## [WORK TO BE COMPLETED]
Repeat the listing that follows, character for character, minus the pictures.
——
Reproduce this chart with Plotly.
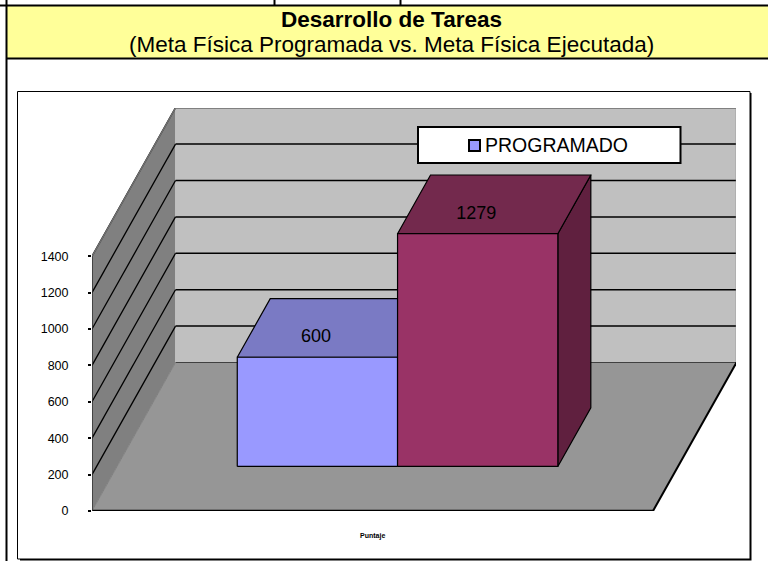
import plotly.graph_objects as go

# ---- data ----
series_names = ["PROGRAMADO", "EJECUTADO"]
series_values = [600, 1279]
tick_values = [0, 200, 400, 600, 800, 1000, 1200, 1400]
title_main = "Desarrollo de Tareas"
title_sub = "(Meta Física Programada vs. Meta Física Ejecutada)"
axis_title = "Puntaje"

# ---- layout constants ----
W, H = 768, 561
L, R, T, B = 92.0, 736.0, 108.0, 511.0       # plot area in pixels
PX_PER_VALUE = 36.4 / 200
FRONT_WIDTH = 561.0                          # px for 1 x-unit on the front edge
DEPTH_PX = (83.5, 148.5)
DEPTH_X = DEPTH_PX[0] / FRONT_WIDTH          # x-units for full depth
DEPTH_Y = DEPTH_PX[1] / PX_PER_VALUE         # value units for full depth
GAP = 1.5                                    # total gap, in bar widths
BAR_W = 1 / (2 + GAP)
X_MAX = (R - L) / FRONT_WIDTH
Y_MAX = (B - T) / PX_PER_VALUE
BAR_D0, BAR_D1 = 0.30, 0.695
LABEL_D, LABEL_SHIFT = 0.43, 0.022


def proj(x, v, d):
    """Oblique projection: x-unit, value, depth (0 front .. 1 back)."""
    return x + DEPTH_X * d, v + DEPTH_Y * d


def poly(points, fill, line="rgba(0,0,0,0)", width=0, name=""):
    xs, ys = zip(*[proj(*p) for p in points + points[:1]])
    return go.Scatter(x=xs, y=ys, mode="lines", fill="toself", fillcolor=fill,
                      line=dict(color=line, width=width), hoverinfo="skip",
                      showlegend=False, name=name, cliponaxis=False)


def seg(p0, p1, color="#000000", width=1.5):
    a, b = proj(*p0), proj(*p1)
    return go.Scatter(x=[a[0], b[0]], y=[a[1], b[1]], mode="lines",
                      line=dict(color=color, width=width), hoverinfo="skip",
                      showlegend=False, cliponaxis=False)


fig = go.Figure()
wall_top = Y_MAX - DEPTH_Y       # wall height so that the back top reaches T

# Walls and floor
fig.add_trace(poly([(0, 0, 0), (0, wall_top, 0), (0, wall_top, 1), (0, 0, 1)], "#808080"))
fig.add_trace(poly([(0, 0, 1), (0, wall_top, 1), (1, wall_top, 1), (1, 0, 1)], "#C0C0C0"))
fig.add_trace(poly([(0, 0, 0), (1, 0, 0), (1, 0, 1), (0, 0, 1)], "#969696"))

# Gridlines on both walls
for v in tick_values[1:]:
    fig.add_trace(seg((0, v, 0), (0, v, 1), width=1.3))
    fig.add_trace(seg((0, v, 1), (1, v, 1), width=1.5))
fig.add_trace(seg((0, wall_top, 0), (0, wall_top, 1), "#707070", 1.5))
fig.add_trace(seg((0, wall_top, 1), (1, wall_top, 1), "#808080", 2))
fig.add_trace(seg((1, wall_top, 1), (1, 0, 1), "#808080", 1.5))
fig.add_trace(seg((0, 0, 1), (1, 0, 1), "#404040", 1))
fig.add_trace(seg((0, 0, 0), (0, 0, 1), "#808080", 1))
fig.add_trace(seg((1, 0, 0), (1, 0, 1), "#000000", 2))
fig.add_trace(seg((0, 0, 0), (1, 0, 0), "#000000", 2.5))
fig.add_trace(seg((0, 0, 0), (0, tick_values[-1], 0), "#303030", 1.5))

# Bars
colors = [("#9999FF", "#7A7AC4", "#5C5C99"), ("#993366", "#73294D", "#60203F")]
for i, (val, (front, top_c, side)) in enumerate(zip(series_values, colors)):
    x0 = GAP / 2 * BAR_W + i * BAR_W
    x1 = x0 + BAR_W
    kw = dict(line="#000000", width=1.2)
    fig.add_trace(poly([(x1, 0, BAR_D0), (x1, val, BAR_D0), (x1, val, BAR_D1), (x1, 0, BAR_D1)], side, **kw))
    fig.add_trace(poly([(x0, val, BAR_D0), (x1, val, BAR_D0), (x1, val, BAR_D1), (x0, val, BAR_D1)], top_c, **kw))
    fig.add_trace(poly([(x0, 0, BAR_D0), (x1, 0, BAR_D0), (x1, val, BAR_D0), (x0, val, BAR_D0)], front,
                       name=series_names[i], **kw))
    lx, ly = proj((x0 + x1) / 2 - LABEL_SHIFT, val, LABEL_D)
    fig.add_trace(go.Scatter(x=[lx], y=[ly], mode="text", text=[str(val)], textposition="middle center",
                             textfont=dict(family="Liberation Sans", size=18, color="#000000"),
                             hoverinfo="skip", showlegend=False, cliponaxis=False))


def xp(p):
    return (p - L) / (R - L)


def yp(p):
    return (B - p) / (B - T)


def rect(x0, y0, x1, y1, layer="below", **kw):
    return dict(type="rect", xref="paper", yref="paper", x0=xp(x0), x1=xp(x1), y0=yp(y0), y1=yp(y1),
                layer=layer, **kw)


def line(x0, y0, x1, y1, color="#000000", width=2, layer="below"):
    return dict(type="line", xref="paper", yref="paper", x0=xp(x0), x1=xp(x1), y0=yp(y0), y1=yp(y1),
                layer=layer, line=dict(color=color, width=width))


shapes = [
    rect(6, 6, 768, 58, fillcolor="#FFFF99", line=dict(width=0)),
    line(0, 5.5, 768, 5.5), line(6, 58.5, 768, 58.5),
    line(6.5, 0, 6.5, 561), line(274.5, 0, 274.5, 5), line(400.5, 0, 400.5, 5),
    # chart frame with its drop shadow
    rect(20, 93, 751.5, 560.5, fillcolor="#000000", line=dict(width=0)),
    rect(17.5, 91.5, 750, 559, fillcolor="#FFFFFF", line=dict(color="#000000", width=1)),
    # legend box
    rect(418, 127, 680.5, 163, layer="above", fillcolor="#FFFFFF", line=dict(color="#000000", width=2)),
    rect(469, 140, 480, 151, layer="above", fillcolor="#9999FF", line=dict(color="#000000", width=2)),
]


def note(text, x, y, size, bold=False, anchor="center", color="#000000", family="Liberation Sans"):
    t = f"<b>{text}</b>" if bold else text
    return dict(text=t, xref="paper", yref="paper", x=xp(x), y=yp(y), xanchor=anchor, yanchor="middle",
                showarrow=False, font=dict(family=family, size=size, color=color))


annotations = [
    note(title_main, 391, 20, 22.5, bold=True),
    note(title_sub, 391, 45, 22.5),
    note(series_names[0], 483, 144.5, 19.5, anchor="left"),
    note(axis_title, 372, 536, 7, bold=True),
]

fig.update_layout(
    width=W, height=H, autosize=False,
    margin=dict(l=L, r=W - R, t=T, b=H - B, pad=0),
    paper_bgcolor="#FFFFFF", plot_bgcolor="rgba(0,0,0,0)",
    showlegend=False, shapes=shapes, annotations=annotations,
    xaxis=dict(range=[0, X_MAX], visible=False, fixedrange=True),
    yaxis=dict(range=[0, Y_MAX], tickmode="array", tickvals=tick_values,
               ticktext=[str(v) for v in tick_values],
               ticks="outside", ticklen=3, tickwidth=2, tickcolor="#000000",
               ticklabelstandoff=17, showgrid=False, zeroline=False, showline=False,
               tickfont=dict(family="Liberation Sans", size=12.5, color="#000000"),
               fixedrange=True),
)
fig.write_html("out.html", config=dict(displayModeBar=False),
               post_script="document.body.style.margin='0';document.documentElement.style.overflow='hidden';")
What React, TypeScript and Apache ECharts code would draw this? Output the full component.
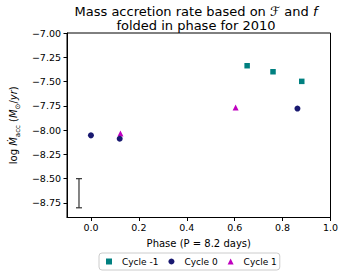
——
## [OUTPUT]
Reproduce this chart with Plotly.
import plotly.graph_objects as go

# ---- data ----
series_names = ["PROGRAMADO", "EJECUTADO"]
series_values = [600, 1279]
tick_values = [0, 200, 400, 600, 800, 1000, 1200, 1400]
title_main = "Desarrollo de Tareas"
title_sub = "(Meta Física Programada vs. Meta Física Ejecutada)"
axis_title = "Puntaje"

# ---- layout constants ----
W, H = 768, 561
L, R, T, B = 92.0, 736.0, 108.0, 511.0       # plot area in pixels
PX_PER_VALUE = 36.4 / 200
FRONT_WIDTH = 561.0                          # px for 1 x-unit on the front edge
DEPTH_PX = (83.5, 148.5)
DEPTH_X = DEPTH_PX[0] / FRONT_WIDTH          # x-units for full depth
DEPTH_Y = DEPTH_PX[1] / PX_PER_VALUE         # value units for full depth
GAP = 1.5                                    # total gap, in bar widths
BAR_W = 1 / (2 + GAP)
X_MAX = (R - L) / FRONT_WIDTH
Y_MAX = (B - T) / PX_PER_VALUE
BAR_D0, BAR_D1 = 0.30, 0.695
LABEL_D, LABEL_SHIFT = 0.43, 0.022


def proj(x, v, d):
    """Oblique projection: x-unit, value, depth (0 front .. 1 back)."""
    return x + DEPTH_X * d, v + DEPTH_Y * d


def poly(points, fill, line="rgba(0,0,0,0)", width=0, name=""):
    xs, ys = zip(*[proj(*p) for p in points + points[:1]])
    return go.Scatter(x=xs, y=ys, mode="lines", fill="toself", fillcolor=fill,
                      line=dict(color=line, width=width), hoverinfo="skip",
                      showlegend=False, name=name, cliponaxis=False)


def seg(p0, p1, color="#000000", width=1.5):
    a, b = proj(*p0), proj(*p1)
    return go.Scatter(x=[a[0], b[0]], y=[a[1], b[1]], mode="lines",
                      line=dict(color=color, width=width), hoverinfo="skip",
                      showlegend=False, cliponaxis=False)


fig = go.Figure()
wall_top = Y_MAX - DEPTH_Y       # wall height so that the back top reaches T

# Walls and floor
fig.add_trace(poly([(0, 0, 0), (0, wall_top, 0), (0, wall_top, 1), (0, 0, 1)], "#808080"))
fig.add_trace(poly([(0, 0, 1), (0, wall_top, 1), (1, wall_top, 1), (1, 0, 1)], "#C0C0C0"))
fig.add_trace(poly([(0, 0, 0), (1, 0, 0), (1, 0, 1), (0, 0, 1)], "#969696"))

# Gridlines on both walls
for v in tick_values[1:]:
    fig.add_trace(seg((0, v, 0), (0, v, 1), width=1.3))
    fig.add_trace(seg((0, v, 1), (1, v, 1), width=1.5))
fig.add_trace(seg((0, wall_top, 0), (0, wall_top, 1), "#707070", 1.5))
fig.add_trace(seg((0, wall_top, 1), (1, wall_top, 1), "#808080", 2))
fig.add_trace(seg((1, wall_top, 1), (1, 0, 1), "#808080", 1.5))
fig.add_trace(seg((0, 0, 1), (1, 0, 1), "#404040", 1))
fig.add_trace(seg((0, 0, 0), (0, 0, 1), "#808080", 1))
fig.add_trace(seg((1, 0, 0), (1, 0, 1), "#000000", 2))
fig.add_trace(seg((0, 0, 0), (1, 0, 0), "#000000", 2.5))
fig.add_trace(seg((0, 0, 0), (0, tick_values[-1], 0), "#303030", 1.5))

# Bars
colors = [("#9999FF", "#7A7AC4", "#5C5C99"), ("#993366", "#73294D", "#60203F")]
for i, (val, (front, top_c, side)) in enumerate(zip(series_values, colors)):
    x0 = GAP / 2 * BAR_W + i * BAR_W
    x1 = x0 + BAR_W
    kw = dict(line="#000000", width=1.2)
    fig.add_trace(poly([(x1, 0, BAR_D0), (x1, val, BAR_D0), (x1, val, BAR_D1), (x1, 0, BAR_D1)], side, **kw))
    fig.add_trace(poly([(x0, val, BAR_D0), (x1, val, BAR_D0), (x1, val, BAR_D1), (x0, val, BAR_D1)], top_c, **kw))
    fig.add_trace(poly([(x0, 0, BAR_D0), (x1, 0, BAR_D0), (x1, val, BAR_D0), (x0, val, BAR_D0)], front,
                       name=series_names[i], **kw))
    lx, ly = proj((x0 + x1) / 2 - LABEL_SHIFT, val, LABEL_D)
    fig.add_trace(go.Scatter(x=[lx], y=[ly], mode="text", text=[str(val)], textposition="middle center",
                             textfont=dict(family="Liberation Sans", size=18, color="#000000"),
                             hoverinfo="skip", showlegend=False, cliponaxis=False))


def xp(p):
    return (p - L) / (R - L)


def yp(p):
    return (B - p) / (B - T)


def rect(x0, y0, x1, y1, layer="below", **kw):
    return dict(type="rect", xref="paper", yref="paper", x0=xp(x0), x1=xp(x1), y0=yp(y0), y1=yp(y1),
                layer=layer, **kw)


def line(x0, y0, x1, y1, color="#000000", width=2, layer="below"):
    return dict(type="line", xref="paper", yref="paper", x0=xp(x0), x1=xp(x1), y0=yp(y0), y1=yp(y1),
                layer=layer, line=dict(color=color, width=width))


shapes = [
    rect(6, 6, 768, 58, fillcolor="#FFFF99", line=dict(width=0)),
    line(0, 5.5, 768, 5.5), line(6, 58.5, 768, 58.5),
    line(6.5, 0, 6.5, 561), line(274.5, 0, 274.5, 5), line(400.5, 0, 400.5, 5),
    # chart frame with its drop shadow
    rect(20, 93, 751.5, 560.5, fillcolor="#000000", line=dict(width=0)),
    rect(17.5, 91.5, 750, 559, fillcolor="#FFFFFF", line=dict(color="#000000", width=1)),
    # legend box
    rect(418, 127, 680.5, 163, layer="above", fillcolor="#FFFFFF", line=dict(color="#000000", width=2)),
    rect(469, 140, 480, 151, layer="above", fillcolor="#9999FF", line=dict(color="#000000", width=2)),
]


def note(text, x, y, size, bold=False, anchor="center", color="#000000", family="Liberation Sans"):
    t = f"<b>{text}</b>" if bold else text
    return dict(text=t, xref="paper", yref="paper", x=xp(x), y=yp(y), xanchor=anchor, yanchor="middle",
                showarrow=False, font=dict(family=family, size=size, color=color))


annotations = [
    note(title_main, 391, 20, 22.5, bold=True),
    note(title_sub, 391, 45, 22.5),
    note(series_names[0], 483, 144.5, 19.5, anchor="left"),
    note(axis_title, 372, 536, 7, bold=True),
]

fig.update_layout(
    width=W, height=H, autosize=False,
    margin=dict(l=L, r=W - R, t=T, b=H - B, pad=0),
    paper_bgcolor="#FFFFFF", plot_bgcolor="rgba(0,0,0,0)",
    showlegend=False, shapes=shapes, annotations=annotations,
    xaxis=dict(range=[0, X_MAX], visible=False, fixedrange=True),
    yaxis=dict(range=[0, Y_MAX], tickmode="array", tickvals=tick_values,
               ticktext=[str(v) for v in tick_values],
               ticks="outside", ticklen=3, tickwidth=2, tickcolor="#000000",
               ticklabelstandoff=17, showgrid=False, zeroline=False, showline=False,
               tickfont=dict(family="Liberation Sans", size=12.5, color="#000000"),
               fixedrange=True),
)
fig.write_html("out.html", config=dict(displayModeBar=False),
               post_script="document.body.style.margin='0';document.documentElement.style.overflow='hidden';")
What React, TypeScript and Apache ECharts code would draw this? Output the full component.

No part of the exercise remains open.